> **EXCERPTED RECORDS**

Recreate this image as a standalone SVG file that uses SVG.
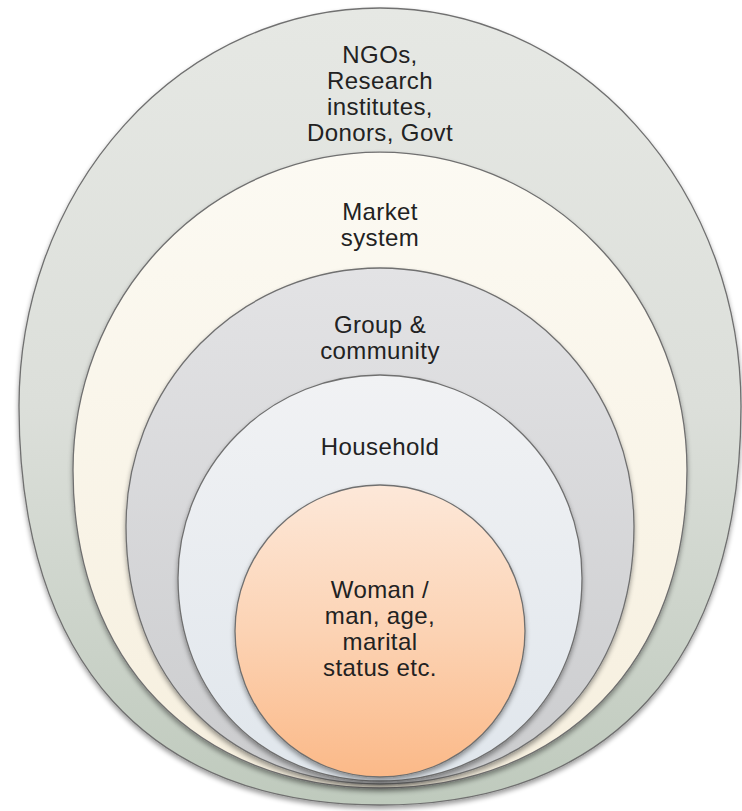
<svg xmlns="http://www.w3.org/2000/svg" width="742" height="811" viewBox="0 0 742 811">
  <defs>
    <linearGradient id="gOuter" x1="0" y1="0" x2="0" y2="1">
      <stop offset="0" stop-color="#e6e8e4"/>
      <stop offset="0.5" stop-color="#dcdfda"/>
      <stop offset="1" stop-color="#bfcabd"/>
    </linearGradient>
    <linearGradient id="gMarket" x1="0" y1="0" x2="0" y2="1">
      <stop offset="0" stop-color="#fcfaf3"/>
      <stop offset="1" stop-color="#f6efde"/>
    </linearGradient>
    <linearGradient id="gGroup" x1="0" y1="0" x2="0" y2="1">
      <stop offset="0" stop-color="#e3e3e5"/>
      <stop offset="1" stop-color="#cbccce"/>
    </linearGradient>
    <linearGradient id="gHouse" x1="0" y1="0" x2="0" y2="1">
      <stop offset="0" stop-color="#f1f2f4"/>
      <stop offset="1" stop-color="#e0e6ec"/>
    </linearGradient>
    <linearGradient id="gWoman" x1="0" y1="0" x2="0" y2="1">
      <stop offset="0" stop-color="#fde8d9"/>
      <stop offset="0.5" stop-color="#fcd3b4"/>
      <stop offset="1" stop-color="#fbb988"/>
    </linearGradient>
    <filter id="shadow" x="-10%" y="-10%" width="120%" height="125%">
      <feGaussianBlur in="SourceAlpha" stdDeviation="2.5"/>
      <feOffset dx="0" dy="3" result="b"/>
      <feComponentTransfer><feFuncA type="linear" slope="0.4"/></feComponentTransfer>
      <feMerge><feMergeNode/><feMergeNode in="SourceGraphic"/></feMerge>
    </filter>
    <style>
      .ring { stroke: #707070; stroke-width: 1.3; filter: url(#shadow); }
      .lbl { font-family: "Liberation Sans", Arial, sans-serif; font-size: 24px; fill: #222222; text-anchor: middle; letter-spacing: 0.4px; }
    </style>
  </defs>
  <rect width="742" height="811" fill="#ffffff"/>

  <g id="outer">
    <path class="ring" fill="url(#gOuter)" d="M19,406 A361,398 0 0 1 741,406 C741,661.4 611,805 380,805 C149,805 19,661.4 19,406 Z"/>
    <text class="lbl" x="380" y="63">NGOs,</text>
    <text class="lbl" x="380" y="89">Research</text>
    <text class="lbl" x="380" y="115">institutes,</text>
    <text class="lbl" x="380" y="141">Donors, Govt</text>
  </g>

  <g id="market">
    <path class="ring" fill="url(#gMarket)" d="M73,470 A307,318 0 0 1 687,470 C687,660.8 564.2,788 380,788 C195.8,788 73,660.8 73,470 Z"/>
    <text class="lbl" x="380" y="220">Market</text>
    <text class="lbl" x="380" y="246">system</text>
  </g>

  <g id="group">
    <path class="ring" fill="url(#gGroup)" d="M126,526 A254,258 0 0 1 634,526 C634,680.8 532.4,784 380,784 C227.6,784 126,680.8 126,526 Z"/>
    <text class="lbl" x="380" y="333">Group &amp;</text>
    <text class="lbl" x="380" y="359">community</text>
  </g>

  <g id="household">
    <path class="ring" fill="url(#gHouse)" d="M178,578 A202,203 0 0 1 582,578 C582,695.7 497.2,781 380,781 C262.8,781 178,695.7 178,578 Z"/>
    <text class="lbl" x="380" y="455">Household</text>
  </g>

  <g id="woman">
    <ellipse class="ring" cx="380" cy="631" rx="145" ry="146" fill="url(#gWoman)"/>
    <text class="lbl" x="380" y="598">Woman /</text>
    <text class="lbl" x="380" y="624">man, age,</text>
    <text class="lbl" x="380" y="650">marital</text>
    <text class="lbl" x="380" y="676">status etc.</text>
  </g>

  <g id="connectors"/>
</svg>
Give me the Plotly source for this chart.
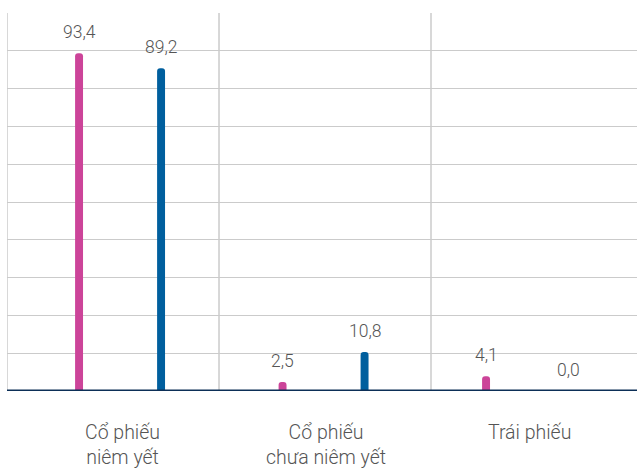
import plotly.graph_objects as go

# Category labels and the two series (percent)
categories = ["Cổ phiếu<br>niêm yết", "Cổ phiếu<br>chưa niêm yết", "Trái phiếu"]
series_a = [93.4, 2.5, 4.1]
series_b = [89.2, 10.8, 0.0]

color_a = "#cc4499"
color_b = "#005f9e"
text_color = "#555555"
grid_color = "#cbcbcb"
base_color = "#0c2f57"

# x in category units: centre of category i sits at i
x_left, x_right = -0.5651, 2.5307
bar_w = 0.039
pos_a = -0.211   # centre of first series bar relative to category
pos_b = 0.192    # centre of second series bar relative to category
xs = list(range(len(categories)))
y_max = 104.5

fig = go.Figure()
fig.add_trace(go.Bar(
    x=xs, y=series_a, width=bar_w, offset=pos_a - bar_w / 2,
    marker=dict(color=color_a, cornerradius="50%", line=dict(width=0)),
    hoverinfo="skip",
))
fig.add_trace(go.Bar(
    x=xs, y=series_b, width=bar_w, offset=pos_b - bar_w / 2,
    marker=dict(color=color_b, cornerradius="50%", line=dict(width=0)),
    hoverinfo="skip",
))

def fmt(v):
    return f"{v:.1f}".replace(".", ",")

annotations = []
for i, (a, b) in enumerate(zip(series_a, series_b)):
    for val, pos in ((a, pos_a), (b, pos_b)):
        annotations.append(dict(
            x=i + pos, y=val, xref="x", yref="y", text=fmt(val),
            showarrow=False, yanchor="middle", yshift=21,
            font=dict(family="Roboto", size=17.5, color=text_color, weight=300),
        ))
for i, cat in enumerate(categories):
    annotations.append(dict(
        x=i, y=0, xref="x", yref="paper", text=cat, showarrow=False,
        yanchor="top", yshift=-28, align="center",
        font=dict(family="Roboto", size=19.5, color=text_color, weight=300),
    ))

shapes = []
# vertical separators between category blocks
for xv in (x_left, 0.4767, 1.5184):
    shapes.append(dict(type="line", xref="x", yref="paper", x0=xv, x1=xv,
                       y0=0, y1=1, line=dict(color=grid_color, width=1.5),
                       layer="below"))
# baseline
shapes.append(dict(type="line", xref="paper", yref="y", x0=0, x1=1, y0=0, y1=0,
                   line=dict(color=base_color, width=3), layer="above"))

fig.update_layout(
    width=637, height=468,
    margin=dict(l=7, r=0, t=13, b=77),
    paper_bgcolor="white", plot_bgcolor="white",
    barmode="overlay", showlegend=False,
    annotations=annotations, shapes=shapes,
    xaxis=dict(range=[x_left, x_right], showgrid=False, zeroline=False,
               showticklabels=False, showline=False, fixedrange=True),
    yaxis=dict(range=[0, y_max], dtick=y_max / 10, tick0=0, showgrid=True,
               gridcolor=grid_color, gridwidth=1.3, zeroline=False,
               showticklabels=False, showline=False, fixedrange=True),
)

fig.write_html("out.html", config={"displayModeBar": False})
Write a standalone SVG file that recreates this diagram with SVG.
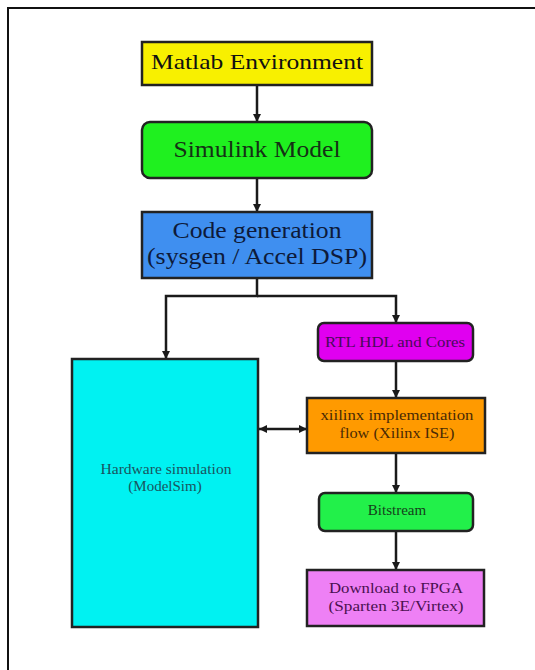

> **TASK PROMPT**
Pictures are excluded; copy all other data exactly as shown.

> **FULL ANSWER**
Recreate this image as a standalone SVG file that uses SVG.
<svg xmlns="http://www.w3.org/2000/svg" width="742" height="811" viewBox="0 0 742 811">
  <defs>
    <linearGradient id="gOuter" x1="0" y1="0" x2="0" y2="1">
      <stop offset="0" stop-color="#e6e8e4"/>
      <stop offset="0.5" stop-color="#dcdfda"/>
      <stop offset="1" stop-color="#bfcabd"/>
    </linearGradient>
    <linearGradient id="gMarket" x1="0" y1="0" x2="0" y2="1">
      <stop offset="0" stop-color="#fcfaf3"/>
      <stop offset="1" stop-color="#f6efde"/>
    </linearGradient>
    <linearGradient id="gGroup" x1="0" y1="0" x2="0" y2="1">
      <stop offset="0" stop-color="#e3e3e5"/>
      <stop offset="1" stop-color="#cbccce"/>
    </linearGradient>
    <linearGradient id="gHouse" x1="0" y1="0" x2="0" y2="1">
      <stop offset="0" stop-color="#f1f2f4"/>
      <stop offset="1" stop-color="#e0e6ec"/>
    </linearGradient>
    <linearGradient id="gWoman" x1="0" y1="0" x2="0" y2="1">
      <stop offset="0" stop-color="#fde8d9"/>
      <stop offset="0.5" stop-color="#fcd3b4"/>
      <stop offset="1" stop-color="#fbb988"/>
    </linearGradient>
    <filter id="shadow" x="-10%" y="-10%" width="120%" height="125%">
      <feGaussianBlur in="SourceAlpha" stdDeviation="2.5"/>
      <feOffset dx="0" dy="3" result="b"/>
      <feComponentTransfer><feFuncA type="linear" slope="0.4"/></feComponentTransfer>
      <feMerge><feMergeNode/><feMergeNode in="SourceGraphic"/></feMerge>
    </filter>
    <style>
      .ring { stroke: #707070; stroke-width: 1.3; filter: url(#shadow); }
      .lbl { font-family: "Liberation Sans", Arial, sans-serif; font-size: 24px; fill: #222222; text-anchor: middle; letter-spacing: 0.4px; }
    </style>
  </defs>
  <rect width="742" height="811" fill="#ffffff"/>

  <g id="outer">
    <path class="ring" fill="url(#gOuter)" d="M19,406 A361,398 0 0 1 741,406 C741,661.4 611,805 380,805 C149,805 19,661.4 19,406 Z"/>
    <text class="lbl" x="380" y="63">NGOs,</text>
    <text class="lbl" x="380" y="89">Research</text>
    <text class="lbl" x="380" y="115">institutes,</text>
    <text class="lbl" x="380" y="141">Donors, Govt</text>
  </g>

  <g id="market">
    <path class="ring" fill="url(#gMarket)" d="M73,470 A307,318 0 0 1 687,470 C687,660.8 564.2,788 380,788 C195.8,788 73,660.8 73,470 Z"/>
    <text class="lbl" x="380" y="220">Market</text>
    <text class="lbl" x="380" y="246">system</text>
  </g>

  <g id="group">
    <path class="ring" fill="url(#gGroup)" d="M126,526 A254,258 0 0 1 634,526 C634,680.8 532.4,784 380,784 C227.6,784 126,680.8 126,526 Z"/>
    <text class="lbl" x="380" y="333">Group &amp;</text>
    <text class="lbl" x="380" y="359">community</text>
  </g>

  <g id="household">
    <path class="ring" fill="url(#gHouse)" d="M178,578 A202,203 0 0 1 582,578 C582,695.7 497.2,781 380,781 C262.8,781 178,695.7 178,578 Z"/>
    <text class="lbl" x="380" y="455">Household</text>
  </g>

  <g id="woman">
    <ellipse class="ring" cx="380" cy="631" rx="145" ry="146" fill="url(#gWoman)"/>
    <text class="lbl" x="380" y="598">Woman /</text>
    <text class="lbl" x="380" y="624">man, age,</text>
    <text class="lbl" x="380" y="650">marital</text>
    <text class="lbl" x="380" y="676">status etc.</text>
  </g>

  <g id="connectors"/>
</svg>
Give me the Plotly source for this chart.
import plotly.graph_objects as go

# Category labels and the two series (percent)
categories = ["Cổ phiếu<br>niêm yết", "Cổ phiếu<br>chưa niêm yết", "Trái phiếu"]
series_a = [93.4, 2.5, 4.1]
series_b = [89.2, 10.8, 0.0]

color_a = "#cc4499"
color_b = "#005f9e"
text_color = "#555555"
grid_color = "#cbcbcb"
base_color = "#0c2f57"

# x in category units: centre of category i sits at i
x_left, x_right = -0.5651, 2.5307
bar_w = 0.039
pos_a = -0.211   # centre of first series bar relative to category
pos_b = 0.192    # centre of second series bar relative to category
xs = list(range(len(categories)))
y_max = 104.5

fig = go.Figure()
fig.add_trace(go.Bar(
    x=xs, y=series_a, width=bar_w, offset=pos_a - bar_w / 2,
    marker=dict(color=color_a, cornerradius="50%", line=dict(width=0)),
    hoverinfo="skip",
))
fig.add_trace(go.Bar(
    x=xs, y=series_b, width=bar_w, offset=pos_b - bar_w / 2,
    marker=dict(color=color_b, cornerradius="50%", line=dict(width=0)),
    hoverinfo="skip",
))

def fmt(v):
    return f"{v:.1f}".replace(".", ",")

annotations = []
for i, (a, b) in enumerate(zip(series_a, series_b)):
    for val, pos in ((a, pos_a), (b, pos_b)):
        annotations.append(dict(
            x=i + pos, y=val, xref="x", yref="y", text=fmt(val),
            showarrow=False, yanchor="middle", yshift=21,
            font=dict(family="Roboto", size=17.5, color=text_color, weight=300),
        ))
for i, cat in enumerate(categories):
    annotations.append(dict(
        x=i, y=0, xref="x", yref="paper", text=cat, showarrow=False,
        yanchor="top", yshift=-28, align="center",
        font=dict(family="Roboto", size=19.5, color=text_color, weight=300),
    ))

shapes = []
# vertical separators between category blocks
for xv in (x_left, 0.4767, 1.5184):
    shapes.append(dict(type="line", xref="x", yref="paper", x0=xv, x1=xv,
                       y0=0, y1=1, line=dict(color=grid_color, width=1.5),
                       layer="below"))
# baseline
shapes.append(dict(type="line", xref="paper", yref="y", x0=0, x1=1, y0=0, y1=0,
                   line=dict(color=base_color, width=3), layer="above"))

fig.update_layout(
    width=637, height=468,
    margin=dict(l=7, r=0, t=13, b=77),
    paper_bgcolor="white", plot_bgcolor="white",
    barmode="overlay", showlegend=False,
    annotations=annotations, shapes=shapes,
    xaxis=dict(range=[x_left, x_right], showgrid=False, zeroline=False,
               showticklabels=False, showline=False, fixedrange=True),
    yaxis=dict(range=[0, y_max], dtick=y_max / 10, tick0=0, showgrid=True,
               gridcolor=grid_color, gridwidth=1.3, zeroline=False,
               showticklabels=False, showline=False, fixedrange=True),
)

fig.write_html("out.html", config={"displayModeBar": False})
Write a standalone SVG file that recreates this diagram with SVG.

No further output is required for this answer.